In the July/August 2009 issue of The Atlantic, Michael Hirshorn presents a compelling analysis (“The Newsweekly’s Last Stand”) of why a weekly magazine like The Economist is succeeding just as others, notably Newsweek, face increasing difficulties. His essential argument—that The Economist offers a glimpse of the broader world, consistently every week, and that in doing so has defined a niche that the other magazines do not have—rings generally true. Indeed, one reason why I remain a dedicated subscriber is precisely because of The Economist’s wide scope.

However, Hirshorn overlooked another big reason why some folks (like me) appreciate The Economist: intellectual and reportorial honesty. Not objectivity, but honesty. A couple of years ago, CNN news anchor Campbell Brown was on The Daily Show. At one point during the interview, Brown commented to Stewart on one of the problematic aspects of American journalism, noting that a reporter should be able to take two contradictory comments and then report on what s/he sees as the one most connected to reality. But (as she noted) most American news outlets don’t practice journalism in that mold. In addition to the (theoretical) firewall between the publisher and the editors and reporters, American news media have long held that the editorial opinion of a news outlet should be expressed primarily through editorials, or through the voices of those labeled “critics.” The actual perspective in any reporting function is intended to be weak-to-non-existent. News should be “objective,” but not expressly honest. So, in Brown’s example, confirming that it is raining—when someone tells you it isn’t—falls out of normal journalistic scope.

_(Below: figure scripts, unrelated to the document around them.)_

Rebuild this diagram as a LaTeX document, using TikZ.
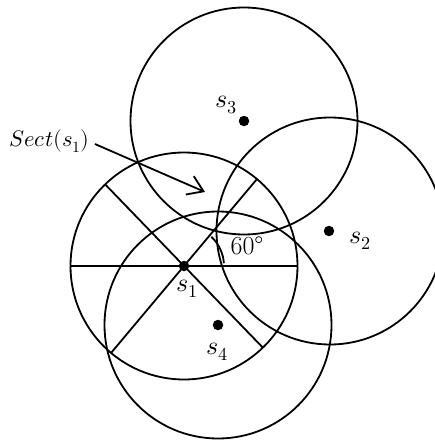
\documentclass[tikz,border=0pt]{standalone}
\usepackage{unicode-math}
\usetikzlibrary{arrows.meta,calc}
\tikzset{
  ln/.style={line width=1.8pt, black},
  dotnode/.style={circle, fill=black, inner sep=0pt, minimum size=10.5pt},
  lbl/.style={inner sep=0pt, font=\fontsize{26}{30}\selectfont},
  biglbl/.style={inner sep=0pt, font=\fontsize{22.5}{27}\selectfont},
  rng/.style={ln},
}
\begin{document}
\begin{tikzpicture}[x=1pt,y=-1pt]
\useasboundingbox (0,0) rectangle (435,441);
\clip (0,0) rectangle (435,441);
\def\R{113.5pt}
% sensors
\node[dotnode] (s1) at (184,266) {};
\node[dotnode] (s2) at (329,231) {};
\node[dotnode] (s3) at (244,121) {};
\node[dotnode] (s4) at (218,325) {};
% ranges
\coordinate (c2) at (330,231);
\draw[rng] (s1.center) circle[radius=\R];
\draw[rng] (c2) circle[radius=\R];
\draw[rng] (s3.center) circle[radius=\R];
\draw[rng] (s4.center) circle[radius=\R];
% sector lines
\draw[ln] ($(s1.center)+(180:\R)$) -- ($(s1.center)+(0:\R)$);
\draw[ln] ($(s1.center)+(230:\R)$) -- ($(s1.center)+(50:\R)$);
\draw[ln] ($(s1.center)+(134:\R)$) -- ($(s1.center)+(314:\R)$);
% angle arc
\draw[ln] ($(s1.center)+(47:40pt)$) arc[start angle=47, end angle=4, radius=40pt];
% labels
\node[lbl] (l1) at (187,289) {$s_1$};
\node[lbl] (l2) at (360,241) {$s_2$};
\node[lbl] (l3) at (226.5,105) {$s_3$};
\node[lbl] (l4) at (217,352) {$s_4$};
\node[lbl] (ang) at (247,246) {60°};
\node[biglbl] (sect) at (49.5,141) {$Sect(s_1)$};
\coordinate (tip) at (205,192);
\draw[ln, -{Straight Barb[length=15pt,width=20pt,line width=1.8pt]}] ($(sect.east)+(5pt,-3pt)$) -- (tip);
\end{tikzpicture}
\end{document}
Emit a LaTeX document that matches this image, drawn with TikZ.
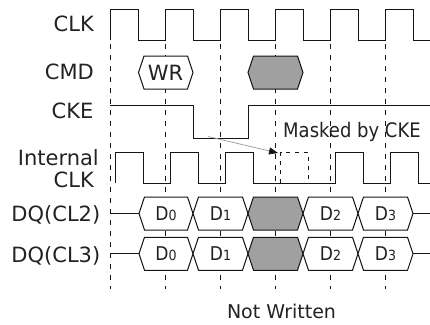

The problem, for me anyway, is that such objectivity cannot exist; instead what happens is an adoption of perspective through subtler and more damaging means, even if inadvertent. News media become identified with one side of the political spectrum or the other, inevitably, and based upon inferences drawn from things like words used (e.g., “terrorist” vs. “freedom fighter”), how information is presented (since context can make a fact seem less factual), or the identities and perspectives of sources interviewed for stories. Where editors seem to consider this “objective”—letting the news outlet be, in effect, an amanuensis for the information coming from different sources—it is impossible to make such information work in a way that doesn’t do a disservice to the underlying news, or to the news consumer. It is a problem as much with television and radio news as with newspapers and news weeklies.


Such is the environment in which I read The Economist’s story about drug policy (“At last, a debate”) in the 25 June 2009 issue, which struck me as the perfect example to illustrate the opposite of this hidden American journalistic perspective. The article says (in part): “But he also implies that proponents of drug legalisation—who include The Economist—are really seeking fresh sources of tax revenue to rescue failed banks. (No, Mr Costa, to pay for drug treatment and education.) Grotesquely, he equates legalising drugs and human trafficking. (Drugs primarily harm the user whereas trafficking harms others.) He claims legalisation would “unleash a drug epidemic in the developing world”. (That is what prohibition is achieving, because the criminal gangs it generates in developing countries have started supplying their local markets.) He smears his critics as “pro-drug” (as absurd as suggesting he is “pro-crime”). This kind of hysteria smacks of an organisation that is not just losing an unwinnable war but losing the argument.”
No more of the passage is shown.